Nach der langen Unterbrechung blieb das Spiel wie gehabt, sprich Newcastle drückte auf das Tor und Everton parkte den Bus irgendwo an der Grundlinie. Eine rote Karte nach VAR-Entscheidung aus dem nichts schwächte die Hausherren zusätzlich und wog die noch immer lauten Gastanhänger in die Gewissheit, einen direkten Konkurrenten auf Distanz zu halten. Und dann kam die Nachspielzeit. Ganze 14 Minuten wurden angezeigt, in denen beide Seiten nochmal alles nach Vorne warfen. Irgendwie lag das kleine Wunder immer greifbarer in der Luft, bis schließlich Spielminute 90+9 anbrach. Der erste, gut ausgespielte Konter der Blauen saß zum alles entscheidenden 1:0. Absolute Eskalation im gesamten Stadion, etliche Leute sprinteten auf den Platz, alle lagen sich in den Armen und intonierten einen der lautesten Gesänge, die ich jemals in einem Stadion hören durfte. Ein wahrer Stimmungs-Orkan fegte nun durch den Goodison Park und besiegelte letztlich den überaus glücklichen Heimsieg in Unterzahl. Wahnsinn, was hier abging.

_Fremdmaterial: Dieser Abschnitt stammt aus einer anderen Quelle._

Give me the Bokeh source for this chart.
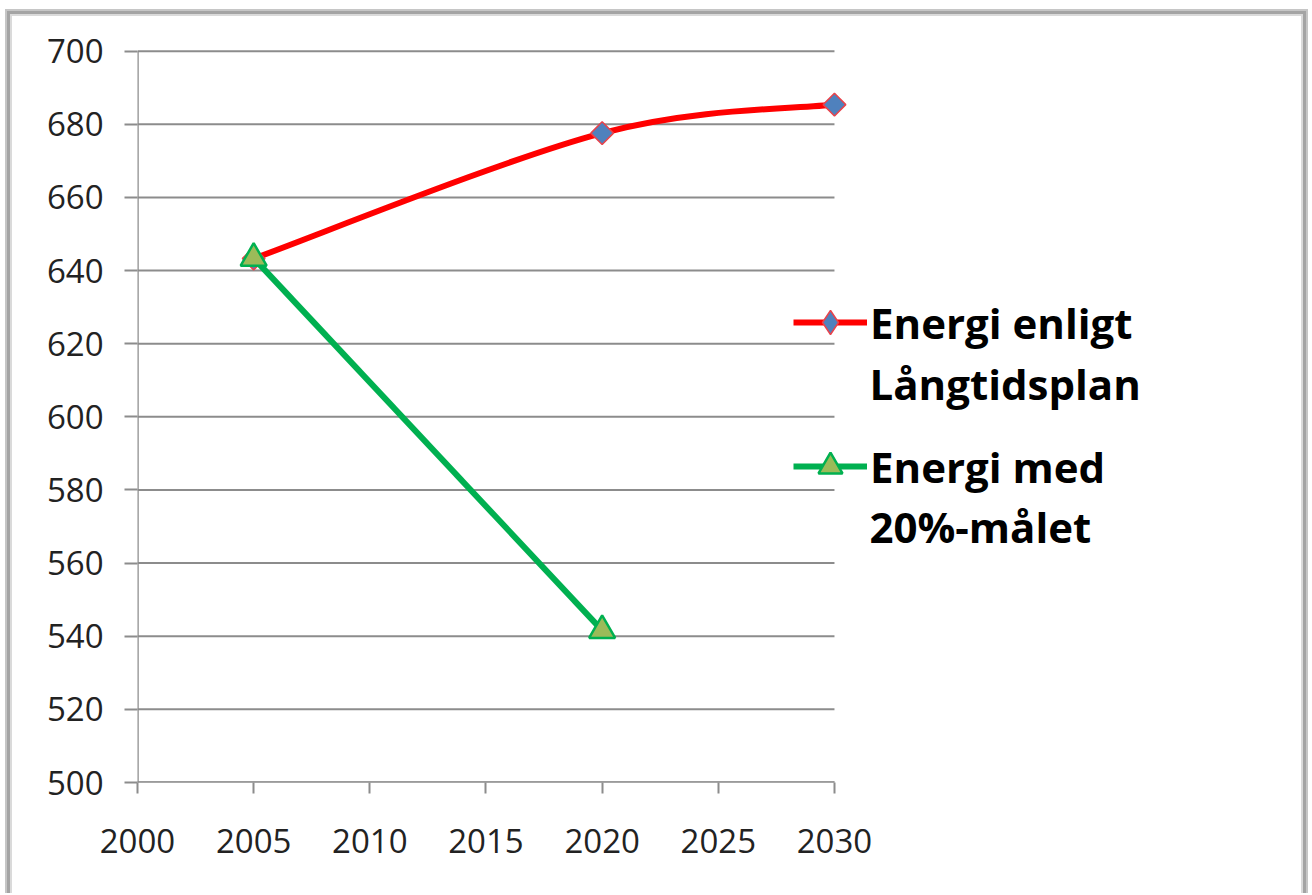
import numpy as np
from bokeh.plotting import figure
from bokeh.models import Range1d, FixedTicker, Legend, LegendItem, Label
from bokeh.embed import file_html
from bokeh.resources import INLINE

# ---- data ----
years_plan = [2005, 2020, 2030]
energy_plan = [643.3, 677.6, 685.4]
years_goal = [2005, 2020]
energy_goal = [643.4, 541.6]
x_ticks = [2000, 2005, 2010, 2015, 2020, 2025, 2030]
y_ticks = [500, 520, 540, 560, 580, 600, 620, 640, 660, 680, 700]
label_plan = ["Energi enligt", "Långtidsplan"]
label_goal = ["Energi med", "20%-målet"]

FONT = "Open Sans"
GRAY = "#8c8c8c"


def frame_shadow(bands):
    # bands: list of (color, left, top, right) thickness, topmost first
    parts = []
    for col, l, t, r in bands:
        parts.append(f"inset {l}px 0 0 0 {col}")
        parts.append(f"inset 0 {t}px 0 0 {col}")
        parts.append(f"inset -{r}px 0 0 0 {col}")
    return ", ".join(parts)


p = figure(width=1310, height=893, output_backend="svg", toolbar_location=None,
           x_range=Range1d(2000, 2050.49), y_range=Range1d(500, 713.87),
           min_border_left=137, min_border_right=0, min_border_top=0, min_border_bottom=111)
p.outline_line_color = None
p.background_fill_alpha = 0
p.border_fill_alpha = 0
p.styles = {"box-shadow": frame_shadow([
    ("#ffffff", 5, 9, 2),
    ("#c6c6c6", 7, 11, 4),
    ("#a4a4a4", 10, 14, 7),
    ("#dadada", 12, 16, 9),
])}

for ax in (p.xaxis[0], p.yaxis[0]):
    ax.axis_line_color = None
    ax.major_tick_line_color = GRAY
    ax.major_tick_line_width = 2
    ax.major_tick_in = 0
    ax.minor_tick_line_color = None
    ax.major_label_text_font = FONT
    ax.major_label_text_font_size = "33px"
    ax.major_label_text_color = "#222222"
p.xaxis.ticker = FixedTicker(ticks=x_ticks)
p.yaxis.ticker = FixedTicker(ticks=y_ticks)
p.xaxis.major_tick_out = 11
p.yaxis.major_tick_out = 13
p.xaxis.major_label_standoff = 35
p.yaxis.major_label_standoff = 21
p.xgrid.grid_line_color = None
p.ygrid.grid_line_color = None

# horizontal grid lines and axis lines, bounded by the tick extent
p.segment(x0=[x_ticks[0]] * len(y_ticks), x1=[x_ticks[-1]] * len(y_ticks),
          y0=y_ticks, y1=y_ticks, line_color=GRAY, line_width=2)
p.segment(x0=[x_ticks[0]], x1=[x_ticks[-1]], y0=[y_ticks[0]], y1=[y_ticks[0]],
          line_color=GRAY, line_width=2.5)
p.segment(x0=[x_ticks[0]], x1=[x_ticks[0]], y0=[y_ticks[0]], y1=[y_ticks[-1]],
          line_color=GRAY, line_width=2.5)

# smoothed red series (Excel-style Catmull-Rom bezier derived from the data)
xs = np.array(years_plan, dtype=float)
ys = np.array(energy_plan, dtype=float)
n = len(xs)
x0, y0, x1, y1, cx0, cy0, cx1, cy1 = [], [], [], [], [], [], [], []
for i in range(n - 1):
    pm = max(i - 1, 0)
    pp = min(i + 2, n - 1)
    x0.append(xs[i]); y0.append(ys[i])
    x1.append(xs[i + 1]); y1.append(ys[i + 1])
    cx0.append(xs[i] + (xs[i + 1] - xs[pm]) / 6.0)
    cy0.append(ys[i] + (ys[i + 1] - ys[pm]) / 6.0)
    cx1.append(xs[i + 1] - (xs[pp] - xs[i]) / 6.0)
    cy1.append(ys[i + 1] - (ys[pp] - ys[i]) / 6.0)
p.bezier(x0=x0, y0=y0, x1=x1, y1=y1, cx0=cx0, cy0=cy0, cx1=cx1, cy1=cy1,
         line_color="#ff0000", line_width=6)

green_line = p.line(years_goal, energy_goal, line_color="#00b050", line_width=6)
red_pts = p.scatter(years_plan, energy_plan, marker="square", angle=np.pi / 4, size=16,
                    fill_color="#4f81bd", line_color="#e8434b", line_width=1.5)
green_pts = p.scatter(years_goal, energy_goal, marker="triangle", size=26,
                      fill_color="#9bbb59", line_color="#00b050", line_width=2.5)

# legend-only sample glyphs (no visible data)
nan = np.array([np.nan])
red_leg_line = p.line(nan, nan, line_color="#ff0000", line_width=6)
red_leg_mark = p.scatter(nan, nan, marker="diamond", size=25,
                         fill_color="#4f81bd", line_color="#e8434b", line_width=1.5)

legend = Legend(items=[
    LegendItem(label=label_plan[0], renderers=[red_leg_line, red_leg_mark]),
    LegendItem(label=label_goal[0], renderers=[green_line, green_pts]),
], location=(656, 286))
legend.glyph_width = 74
legend.glyph_height = 60
legend.label_height = 60
legend.spacing = 84
legend.padding = 0
legend.margin = 0
legend.label_standoff = 3
legend.border_line_color = None
legend.background_fill_alpha = 0
legend.label_text_font = FONT
legend.label_text_font_style = "bold"
legend.label_text_font_size = "42px"
legend.label_text_color = "#000000"
p.add_layout(legend, "center")

for txt, yv in ((label_plan[1], 609.2), (label_goal[1], 570.0)):
    p.add_layout(Label(x=2030, y=yv, x_offset=35, text=txt, text_font=FONT,
                       text_font_style="bold", text_font_size="42px",
                       text_baseline="middle", text_color="#000000"))

open("out.html", "w").write(file_html(p, INLINE))
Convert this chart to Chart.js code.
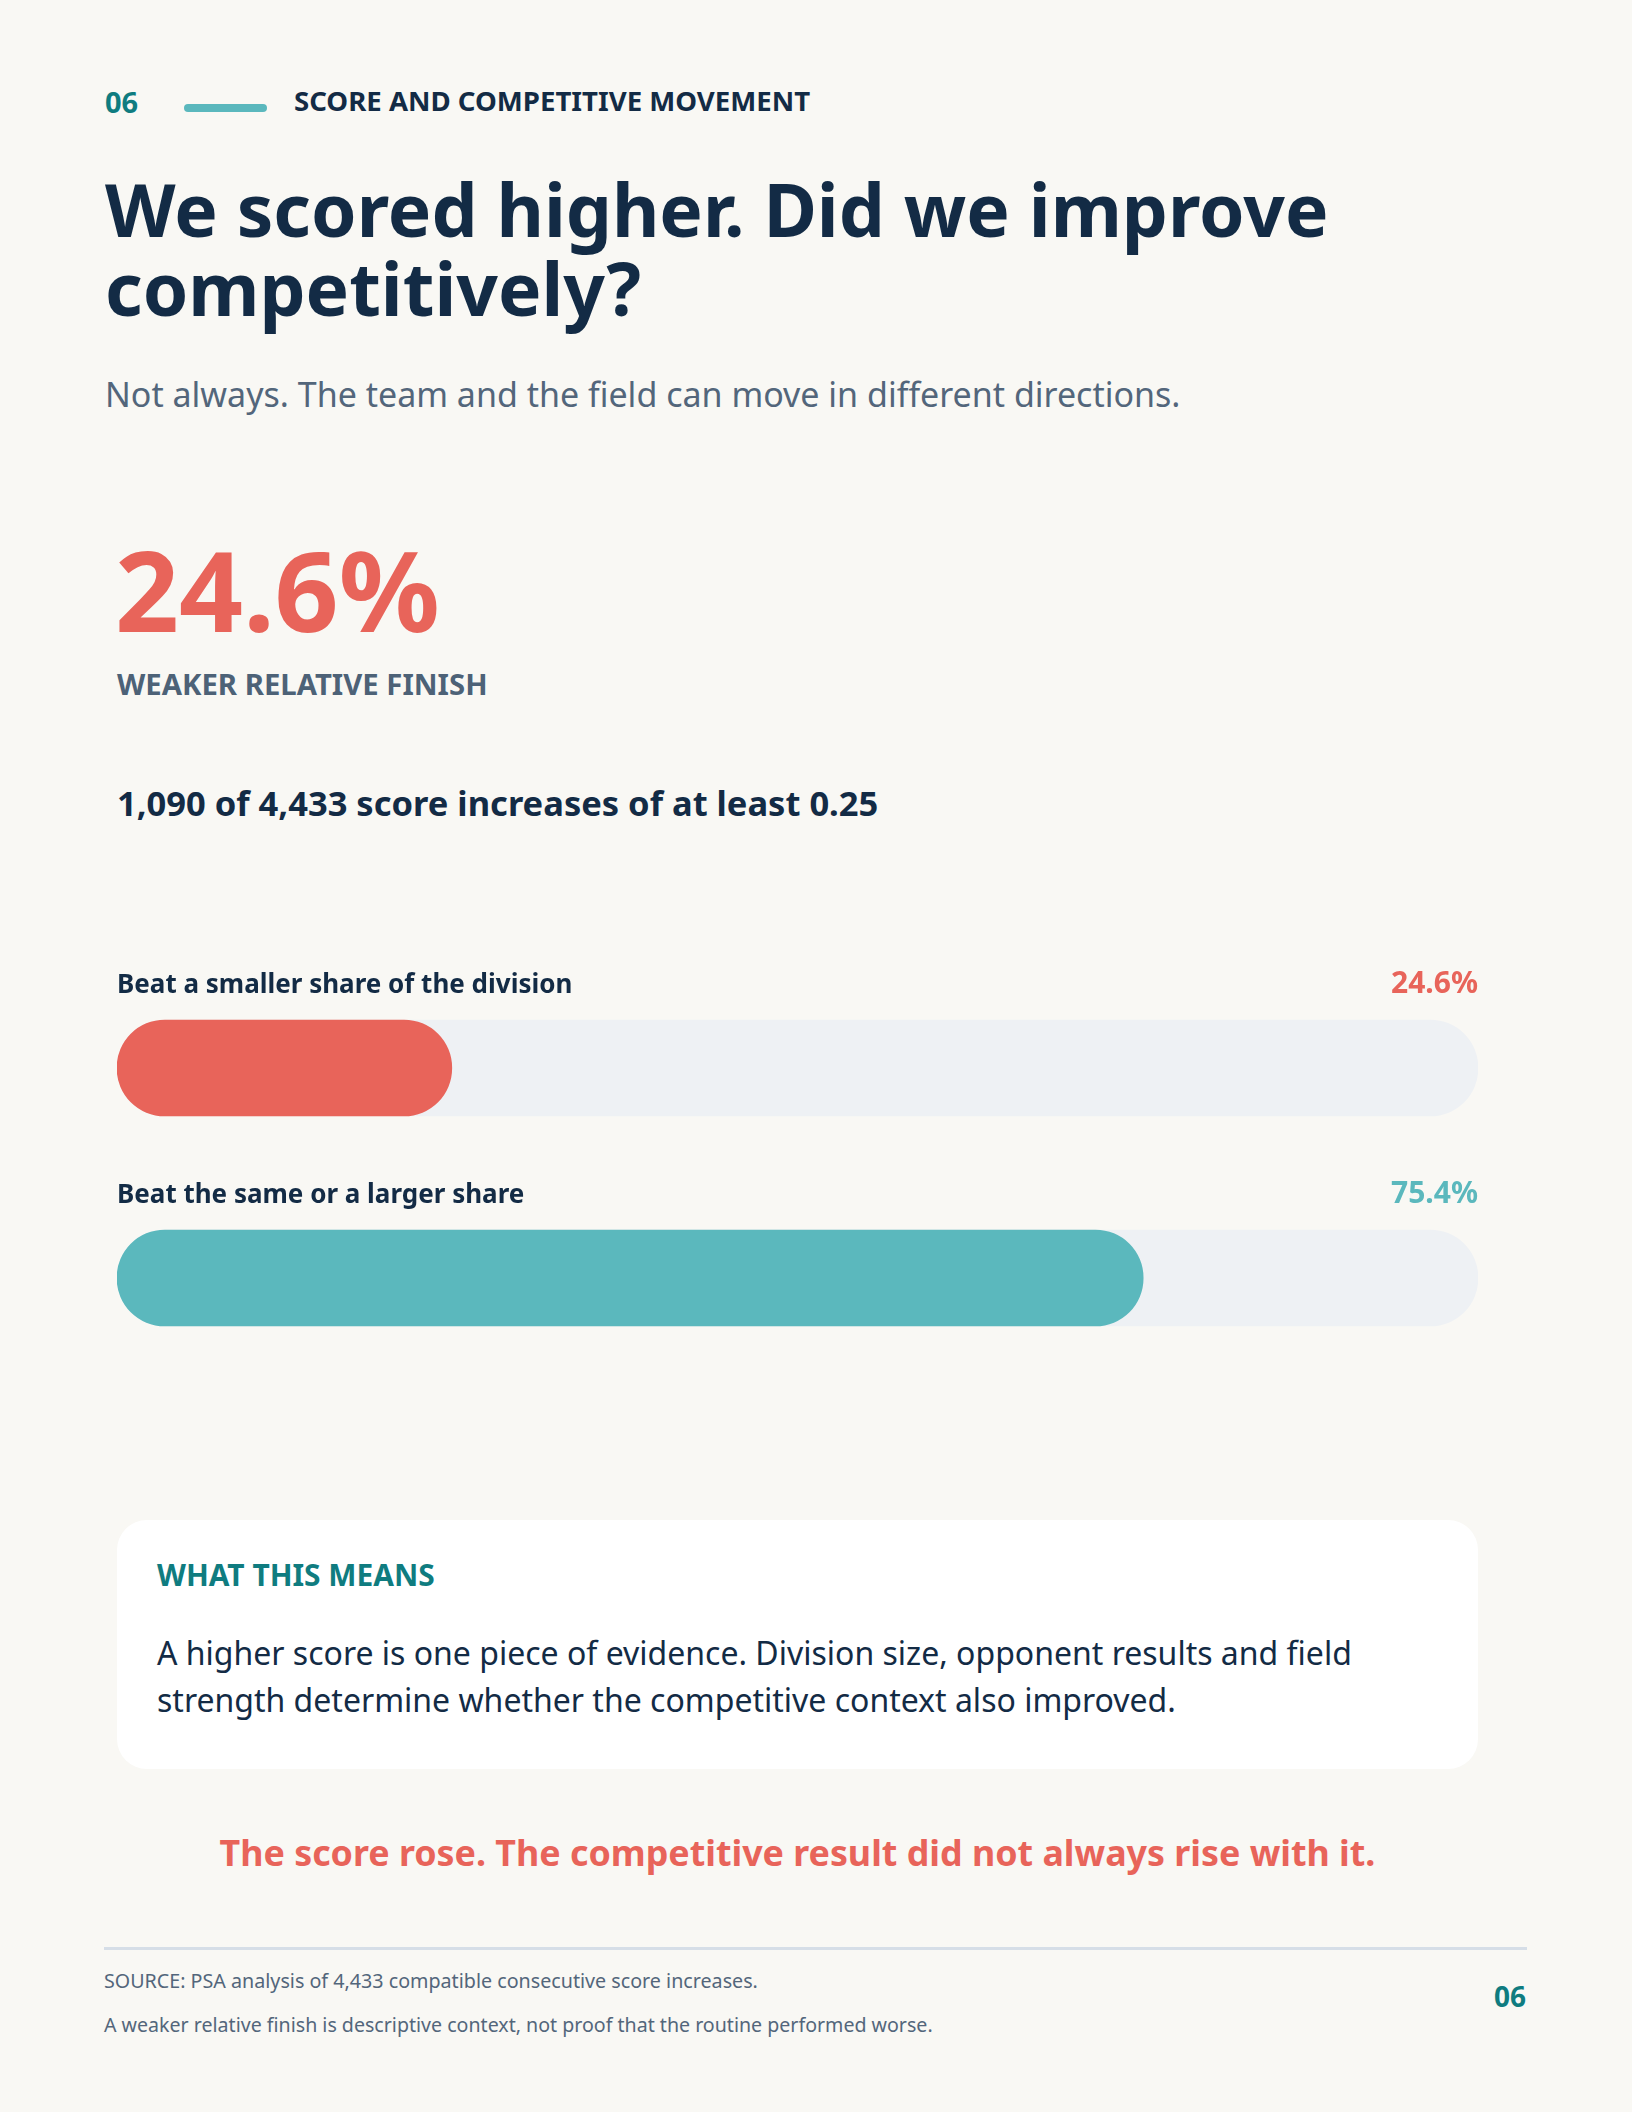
<!DOCTYPE html>
<html>
<head>
<meta charset="utf-8">
<script src="https://cdn.jsdelivr.net/npm/chart.js@4.4.0/dist/chart.umd.min.js"></script>
<style>
  html, body { margin: 0; padding: 0; }
  body { width: 1632px; height: 2112px; background: #f9f8f4; position: relative; overflow: hidden;
         font-family: "Noto Sans", "Open Sans", sans-serif; }
  .t { position: absolute; white-space: nowrap; line-height: 1; }
</style>
</head>
<body>
<script>
// ---- data ----
const categories = ['Beat a smaller share of the division', 'Beat the same or a larger share'];
const shares = [24.6, 75.4];
const trackValues = [100, 100];
const valueLabels = ['24.6%', '75.4%'];
</script>

<div class="t" style="left:105px;top:87px;font-size:29px;font-weight:700;color:#0f7c80;">06</div>
<div style="position:absolute;left:184px;top:104px;width:83px;height:8px;border-radius:4px;background:#5bb8bd;"></div>
<div class="t" style="left:294px;top:87px;font-size:27.6px;font-weight:700;color:#132b45;">SCORE AND COMPETITIVE MOVEMENT</div>

<div class="t" style="left:105px;top:172px;font-size:73px;font-weight:700;color:#132b45;">We scored higher. Did we improve</div>
<div class="t" style="left:105px;top:251px;font-size:73px;font-weight:700;color:#132b45;">competitively?</div>

<div class="t" style="left:105px;top:377px;font-size:34px;color:#53667b;">Not always. The team and the field can move in different directions.</div>

<div class="t" style="left:115px;top:533px;font-size:112px;font-weight:700;color:#e8645a;">24.6%</div>
<div class="t" style="left:117px;top:670px;font-size:29.3px;font-weight:700;color:#4d6277;">WEAKER RELATIVE FINISH</div>
<div class="t" style="left:117px;top:786px;font-size:34.5px;font-weight:700;color:#132b45;">1,090 of 4,433 score increases of at least 0.25</div>

<div id="chartBox" style="position:absolute;left:117px;top:963px;width:1361px;height:420px;">
  <canvas id="c"></canvas>
</div>

<div style="position:absolute;left:117px;top:1520px;width:1361px;height:249px;background:#ffffff;border-radius:30px;"></div>
<div class="t" style="left:157px;top:1560px;font-size:29.9px;font-weight:700;color:#0f7c80;">WHAT THIS MEANS</div>
<div class="t" style="left:157px;top:1637px;font-size:32px;color:#132b45;">A higher score is one piece of evidence. Division size, opponent results and field</div>
<div class="t" style="left:157px;top:1684px;font-size:32px;color:#132b45;">strength determine whether the competitive context also improved.</div>

<div class="t" style="left:117px;width:1361px;text-align:center;top:1835px;font-size:35.8px;font-weight:700;color:#e8645a;">The score rose. The competitive result did not always rise with it.</div>

<div style="position:absolute;left:104px;top:1947px;width:1423px;height:3px;background:#d6dee7;"></div>
<div class="t" style="left:104px;top:1971px;font-size:19.7px;color:#53667b;">SOURCE: PSA analysis of 4,433 compatible consecutive score increases.</div>
<div class="t" style="left:104px;top:2015px;font-size:19.6px;color:#53667b;">A weaker relative finish is descriptive context, not proof that the routine performed worse.</div>
<div class="t" style="right:106px;top:1982px;font-size:28px;font-weight:700;color:#0f7c80;">06</div>

<script>
const fillColors = ['#e8645a', '#5bb8bd'];
const labelPlugin = {
  id: 'barLabels',
  afterDatasetsDraw(chart) {
    const ctx = chart.ctx;
    const meta = chart.getDatasetMeta(0);
    const area = chart.chartArea;
    ctx.save();
    ctx.textBaseline = 'alphabetic';
    meta.data.forEach((bar, i) => {
      const y = bar.y - bar.height / 2 - 27;
      ctx.font = '700 26px "Noto Sans", sans-serif';
      ctx.fillStyle = '#132b45';
      ctx.textAlign = 'left';
      ctx.fillText(categories[i], area.left, y);
      ctx.font = '700 30px "Noto Sans", sans-serif';
      ctx.fillStyle = fillColors[i];
      ctx.textAlign = 'right';
      ctx.fillText(valueLabels[i], area.right, y);
    });
    ctx.restore();
  }
};

new Chart(document.getElementById('c'), {
  type: 'bar',
  data: {
    labels: categories,
    datasets: [
      {
        data: shares,
        backgroundColor: fillColors,
        borderRadius: 48,
        borderSkipped: false,
        barThickness: 96,
        grouped: false,
        order: 1
      },
      {
        data: trackValues,
        backgroundColor: '#eef1f4',
        borderRadius: 48,
        borderSkipped: false,
        barThickness: 96,
        grouped: false,
        order: 2
      }
    ]
  },
  options: {
    indexAxis: 'y',
    responsive: true,
    maintainAspectRatio: false,
    animation: false,
    layout: { padding: 0 },
    plugins: { legend: { display: false }, tooltip: { enabled: false } },
    scales: {
      x: { display: false, min: 0, max: 100 },
      y: { display: false }
    }
  },
  plugins: [labelPlugin]
});
</script>
</body>
</html>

Aus dem Gästeblock stieg unterdessen schwarzer Rauch und die meisten Anhänger Uniteds zogen bereits von dannen. Pyroeinsatz in allen drei Spielen hätte ich in England im Vorfeld jetzt auch nicht unterschrieben.
Dann war die Messe gelesen und der Vereinssong wurde mit lauter Inbrunst gesungen, während sich das Stadion dann doch typisch fix leerte. Kaum das erlebte auch nur ansatzweise verarbeitet stapften auch wir wieder die Treppen hinunter zur Straße und zogen die paar Minuten zum Auto. Ein leichtes Piepsen im Ohr ist einfach das schönste Mitbringsel von einem Stadionbesuch! Einfach ein geiles Erlebnis! Kurz Luft geholt und ab ging die wilde Rückfahrt, die laut Navi wie am Vormittag zwei Stunden dauern sollte. Was kann da nachts schon schiefgehen? Naja, erstmal der Abfahrtsstau durch die nahen Viertel, da hier absolut keine Schnellstraße zwischen die Häuser passt. Also erstmal eine gute halbe Stunde zwischen Everton und Anfield verloren, ehe es auf die Autobahn ging. Eine Baustelle samt Stillstand kostete wieder einige Minuten, bevor es zwischen Walsall und West Bromwich aufgrund einer gesperrten Autobahn richtig dicke kam. Geschlagene 45 Minuten verloren wir wenige Kilometer vor dem Ziel, und das irgendwann um Mitternacht. Zum kotzen. Nach insgesamt dreieinhalb Stunden für etwas über 160 Kilometer fielen wir fix und fertig in die Kiste.
Der restliche Trip ist schnell erzählt: Freitag verbrachten wir wieder in Möbelhäusern und Supermärkten, ehe mittags das Chinese Quarter von Birmingham erneut getestet und abermals für sensationell befunden wurde. Bei gutem Wetter wurde ebenso eine kleine Runde durch die Einkaufspassagen der Innenstadt gedreht, während Samstag ein Blick auf die alten Kanäle der Stadt geworfen wurde. Definitiv ein Anlaufpunkt für kalte Getränke im Sommer! Wie schon erwähnt haben wir bei weitem noch nicht alles in der Stadt gesehen, aufgrund der neuen Basis hier aber definitiv zeitnah einige Chancen zur weiteren Erkundung der Viertel bekommen. Das bisher gesehene gefiel auf jeden Fall schonmal! Samstagnachmittag läutete dann leider auch das Ende des einwöchigen Trips auf die Insel ein. Nachdem sich von der Familie fürs erste verabschiedet wurde, ging’s mit dem Auto via Northampton die zwei Stunden zurück nach Stansted, wo es die schmierigen Mietwagen-Typen wieder versuchten, uns extra Kohle abzunehmen. Ein Schaden sei an der Felge, der nicht auf seinem System markiert wäre. Da warte jetzt Papierkram auf uns. Blöd für ihn, dass ich bei Abholung aus exakt diesem Grund um die 40 Fotos von der Karre schoss und seinen Versuch zunichte machte. Ein lachendes „Lucky you!“ und dem folgenden abhaken des Zustands als OK unterstrich die Masche dieses Ladens. Ich sag’s gerne nochmal: Finger weg von Europcar in Stansted! Mit dem Shuttle ging’s danach zum Terminal, wo im lokalen M&S eine gute Portion Nudeln verdrückt wurden, ehe uns die irische Harfe ohne Beanstandungen zurück nach Frankfurt brachte.